But it's a `struct inode *' :(
What happens when someone runs set_page_dirty against one of
the address_space's pages? I guess that doesn't happen, because
it would explode. Do these address_spaces not support writable
mappings?
I like to think in terms of "top down" and "bottom up".
set_page_dirty is the core "bottom up" function which propagates
dirtiness information from the bottom of the superblock/inode/page
tree up to the top.
writeback is top-down. It goes from the superblock list down
to pages.
The assumption about page->mapping->host being an inode
only occurs in the bottom-up path, at set_page_dirty().
> As long as your patches don't break that is possible to have I am happy...
> But from what you are saying above I have a bad feeling you are somehow
> assuming that a mapping's host is an inode...
Well the default implementation of __set_page_dirty() will
make that assumption. (It always has).
But the address_space may implement its own a_ops->set_page_dirty(page),
so you can do whatever you need to do there, yes?
I currently have:
static inline int set_page_dirty(struct page *page)
{
if (page->mapping) {
int (*spd)(struct page *, int reserve_page);
spd = page->mapping->a_ops->set_page_dirty;
if (spd)
return (*spd)(page, 1);
}
return __set_page_dirty_buffers(page, 1);
}
Where __set_page_dirty_buffers() will dirty the buffers if
they exist. And non-buffer_head-backed filesystems which
use page->private MUST implement set_page_dirty().

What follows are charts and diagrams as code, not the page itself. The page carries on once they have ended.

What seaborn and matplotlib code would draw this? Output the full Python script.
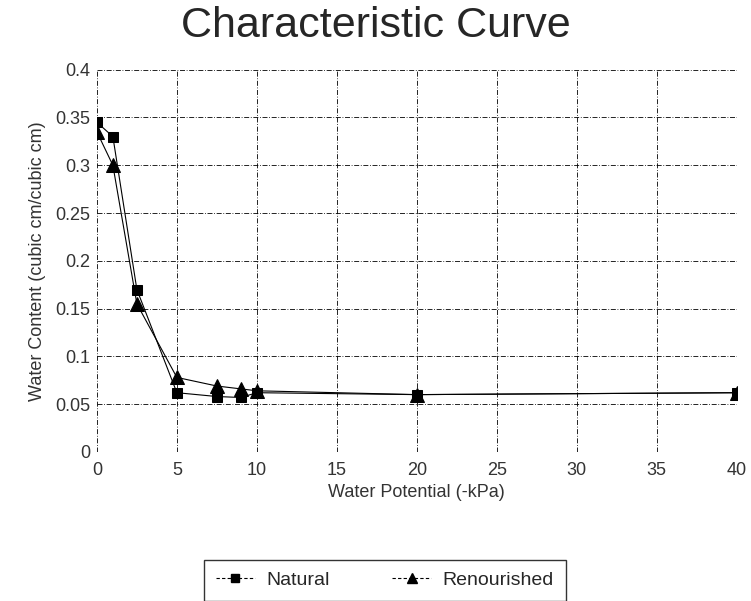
import numpy as np
import pandas as pd
import matplotlib.pyplot as plt
import seaborn as sns
from matplotlib.lines import Line2D

# Water potential (-kPa) and water content readings
potential = [0, 1, 2.5, 5, 7.5, 9, 10, 20, 40]
natural = [0.345, 0.330, 0.170, 0.062, 0.058, 0.057, 0.062, 0.060, 0.062]
renourished = [0.335, 0.300, 0.155, 0.078, 0.069, 0.066, 0.064, 0.060, 0.062]

df_nat = pd.DataFrame({'potential': potential, 'content': natural})
df_ren = pd.DataFrame({'potential': potential, 'content': renourished})

sns.set_style('white')
plt.rcParams['font.family'] = ['Liberation Sans', 'DejaVu Sans']

fig = plt.figure(figsize=(7.51, 6.01), dpi=100)
ax = fig.add_axes([0.129, 0.248, 0.852, 0.636])

# natural first, renourished on top
sns.lineplot(data=df_nat, x='potential', y='content', color='black', marker='s',
             markersize=7, linewidth=0.8, markeredgecolor='black', ax=ax, zorder=3)
sns.lineplot(data=df_ren, x='potential', y='content', color='black', marker='^',
             markersize=10, linewidth=0.8, markeredgecolor='black', ax=ax, zorder=4)

ax.set_xlim(0, 40)
ax.set_ylim(0, 0.4)
ax.set_xticks(np.arange(0, 41, 5))
ax.set_yticks(np.arange(0, 0.41, 0.05))
ax.set_yticklabels(['0', '0.05', '0.1', '0.15', '0.2', '0.25', '0.3', '0.35', '0.4'])
ax.grid(True, color='black', linestyle=(0, (6, 2, 1, 2)), linewidth=0.6)
for s in ax.spines.values():
    s.set_visible(False)
ax.tick_params(labelsize=13, colors='#333333', length=0)
ax.tick_params(axis='x', pad=7)
ax.tick_params(axis='y', pad=5)
ax.set_xlabel('Water Potential (-kPa)', fontsize=13, color='#333333', labelpad=4)
ax.set_ylabel('Water Content (cubic cm/cubic cm)', fontsize=13, color='#333333', labelpad=6)
fig.suptitle('Characteristic Curve', fontsize=31, y=0.99)

# legend below the plot
handles = [
    Line2D([], [], color='black', linestyle=(0, (3, 2)), linewidth=0.8, marker='s', markersize=6),
    Line2D([], [], color='black', linestyle=(0, (3, 2)), linewidth=0.8, marker='^', markersize=7),
]
fig.legend(handles, ['Natural', 'Renourished'], loc='upper center',
           bbox_to_anchor=(385 / 751, 1 - 560 / 601), ncol=2, fontsize=14, frameon=True,
           fancybox=False, edgecolor='black', handlelength=2.0, handletextpad=0.6,
           columnspacing=3.2, borderpad=0.6, borderaxespad=0)

fig.savefig('out.png', dpi=100)
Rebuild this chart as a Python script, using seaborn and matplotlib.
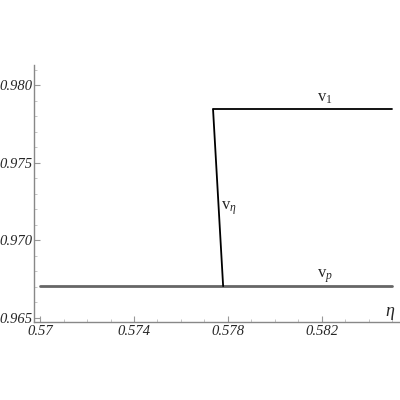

The reserve_page stuff is for delayed-allocate, the priority
and timing of which has been pushed waaay back by this. I'm
keeping the reserve_page infrastructure around at present
because of vague thoughts that it may be useful to fix the
data-loss bug which occurs when a shared mapping of a sparse
file has insufficient disk space to satisfy new page instantiations.
Dunno yet.
(Sometime I need to go through and spell out all the new a_ops
methods in all the filesystems, and take out the fall-through-
to-default-handler stuff here, and in do_flushpage() and
try_to_release_page() and others. But not now).